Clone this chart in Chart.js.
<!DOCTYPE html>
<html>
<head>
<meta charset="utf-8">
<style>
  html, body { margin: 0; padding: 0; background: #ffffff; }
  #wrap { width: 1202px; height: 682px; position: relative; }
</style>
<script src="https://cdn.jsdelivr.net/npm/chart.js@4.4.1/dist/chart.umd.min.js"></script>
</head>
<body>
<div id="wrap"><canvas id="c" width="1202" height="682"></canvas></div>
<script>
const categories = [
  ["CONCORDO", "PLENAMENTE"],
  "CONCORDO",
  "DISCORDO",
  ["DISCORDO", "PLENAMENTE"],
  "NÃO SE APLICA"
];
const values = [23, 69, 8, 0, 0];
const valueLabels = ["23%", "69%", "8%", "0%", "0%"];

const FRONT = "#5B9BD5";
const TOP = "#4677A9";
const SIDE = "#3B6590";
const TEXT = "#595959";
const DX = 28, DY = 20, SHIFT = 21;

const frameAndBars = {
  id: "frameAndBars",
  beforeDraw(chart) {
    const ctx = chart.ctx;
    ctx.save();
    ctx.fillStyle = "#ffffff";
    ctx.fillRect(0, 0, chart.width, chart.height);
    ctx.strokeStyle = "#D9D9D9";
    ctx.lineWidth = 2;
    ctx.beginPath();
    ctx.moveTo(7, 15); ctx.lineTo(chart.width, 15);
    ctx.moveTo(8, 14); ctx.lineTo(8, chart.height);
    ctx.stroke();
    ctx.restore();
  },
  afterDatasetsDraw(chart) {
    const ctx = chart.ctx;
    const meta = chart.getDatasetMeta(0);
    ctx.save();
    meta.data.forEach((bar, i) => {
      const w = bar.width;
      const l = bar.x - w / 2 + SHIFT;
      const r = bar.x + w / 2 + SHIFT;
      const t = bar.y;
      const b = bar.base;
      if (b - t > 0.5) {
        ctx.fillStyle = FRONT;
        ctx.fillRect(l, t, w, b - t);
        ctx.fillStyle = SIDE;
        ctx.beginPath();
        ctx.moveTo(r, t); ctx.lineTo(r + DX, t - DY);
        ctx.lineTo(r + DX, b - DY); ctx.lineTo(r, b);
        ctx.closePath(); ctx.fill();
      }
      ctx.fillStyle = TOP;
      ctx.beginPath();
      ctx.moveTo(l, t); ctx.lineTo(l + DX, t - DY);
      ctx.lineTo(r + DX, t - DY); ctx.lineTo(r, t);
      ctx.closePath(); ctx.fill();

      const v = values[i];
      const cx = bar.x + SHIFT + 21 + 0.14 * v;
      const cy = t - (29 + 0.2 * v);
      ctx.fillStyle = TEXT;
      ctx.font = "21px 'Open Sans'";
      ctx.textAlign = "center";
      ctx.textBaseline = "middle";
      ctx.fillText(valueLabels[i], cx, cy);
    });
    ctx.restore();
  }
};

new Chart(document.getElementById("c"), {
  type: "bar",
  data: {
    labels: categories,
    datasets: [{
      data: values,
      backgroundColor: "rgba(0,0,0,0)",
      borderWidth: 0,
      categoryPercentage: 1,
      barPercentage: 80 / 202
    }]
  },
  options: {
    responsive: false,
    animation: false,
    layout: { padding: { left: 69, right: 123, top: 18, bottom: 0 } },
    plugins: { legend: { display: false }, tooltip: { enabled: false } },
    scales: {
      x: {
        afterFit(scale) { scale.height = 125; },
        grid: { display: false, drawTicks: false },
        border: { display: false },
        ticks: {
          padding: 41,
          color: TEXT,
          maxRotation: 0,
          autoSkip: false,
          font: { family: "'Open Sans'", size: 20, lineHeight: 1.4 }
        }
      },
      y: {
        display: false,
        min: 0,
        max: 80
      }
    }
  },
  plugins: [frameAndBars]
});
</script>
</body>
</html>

■ **YOUR OBJECTIVE**: Reproduce all the data word for word.

■ **TASK OUTPUT**:
Clone this chart in Chart.js.
<!DOCTYPE html>
<html>
<head>
<meta charset="utf-8">
<style>
  html, body { margin: 0; padding: 0; background: #ffffff; }
  #wrap { width: 1202px; height: 682px; position: relative; }
</style>
<script src="https://cdn.jsdelivr.net/npm/chart.js@4.4.1/dist/chart.umd.min.js"></script>
</head>
<body>
<div id="wrap"><canvas id="c" width="1202" height="682"></canvas></div>
<script>
const categories = [
  ["CONCORDO", "PLENAMENTE"],
  "CONCORDO",
  "DISCORDO",
  ["DISCORDO", "PLENAMENTE"],
  "NÃO SE APLICA"
];
const values = [23, 69, 8, 0, 0];
const valueLabels = ["23%", "69%", "8%", "0%", "0%"];

const FRONT = "#5B9BD5";
const TOP = "#4677A9";
const SIDE = "#3B6590";
const TEXT = "#595959";
const DX = 28, DY = 20, SHIFT = 21;

const frameAndBars = {
  id: "frameAndBars",
  beforeDraw(chart) {
    const ctx = chart.ctx;
    ctx.save();
    ctx.fillStyle = "#ffffff";
    ctx.fillRect(0, 0, chart.width, chart.height);
    ctx.strokeStyle = "#D9D9D9";
    ctx.lineWidth = 2;
    ctx.beginPath();
    ctx.moveTo(7, 15); ctx.lineTo(chart.width, 15);
    ctx.moveTo(8, 14); ctx.lineTo(8, chart.height);
    ctx.stroke();
    ctx.restore();
  },
  afterDatasetsDraw(chart) {
    const ctx = chart.ctx;
    const meta = chart.getDatasetMeta(0);
    ctx.save();
    meta.data.forEach((bar, i) => {
      const w = bar.width;
      const l = bar.x - w / 2 + SHIFT;
      const r = bar.x + w / 2 + SHIFT;
      const t = bar.y;
      const b = bar.base;
      if (b - t > 0.5) {
        ctx.fillStyle = FRONT;
        ctx.fillRect(l, t, w, b - t);
        ctx.fillStyle = SIDE;
        ctx.beginPath();
        ctx.moveTo(r, t); ctx.lineTo(r + DX, t - DY);
        ctx.lineTo(r + DX, b - DY); ctx.lineTo(r, b);
        ctx.closePath(); ctx.fill();
      }
      ctx.fillStyle = TOP;
      ctx.beginPath();
      ctx.moveTo(l, t); ctx.lineTo(l + DX, t - DY);
      ctx.lineTo(r + DX, t - DY); ctx.lineTo(r, t);
      ctx.closePath(); ctx.fill();

      const v = values[i];
      const cx = bar.x + SHIFT + 21 + 0.14 * v;
      const cy = t - (29 + 0.2 * v);
      ctx.fillStyle = TEXT;
      ctx.font = "21px 'Open Sans'";
      ctx.textAlign = "center";
      ctx.textBaseline = "middle";
      ctx.fillText(valueLabels[i], cx, cy);
    });
    ctx.restore();
  }
};

new Chart(document.getElementById("c"), {
  type: "bar",
  data: {
    labels: categories,
    datasets: [{
      data: values,
      backgroundColor: "rgba(0,0,0,0)",
      borderWidth: 0,
      categoryPercentage: 1,
      barPercentage: 80 / 202
    }]
  },
  options: {
    responsive: false,
    animation: false,
    layout: { padding: { left: 69, right: 123, top: 18, bottom: 0 } },
    plugins: { legend: { display: false }, tooltip: { enabled: false } },
    scales: {
      x: {
        afterFit(scale) { scale.height = 125; },
        grid: { display: false, drawTicks: false },
        border: { display: false },
        ticks: {
          padding: 41,
          color: TEXT,
          maxRotation: 0,
          autoSkip: false,
          font: { family: "'Open Sans'", size: 20, lineHeight: 1.4 }
        }
      },
      y: {
        display: false,
        min: 0,
        max: 80
      }
    }
  },
  plugins: [frameAndBars]
});
</script>
</body>
</html>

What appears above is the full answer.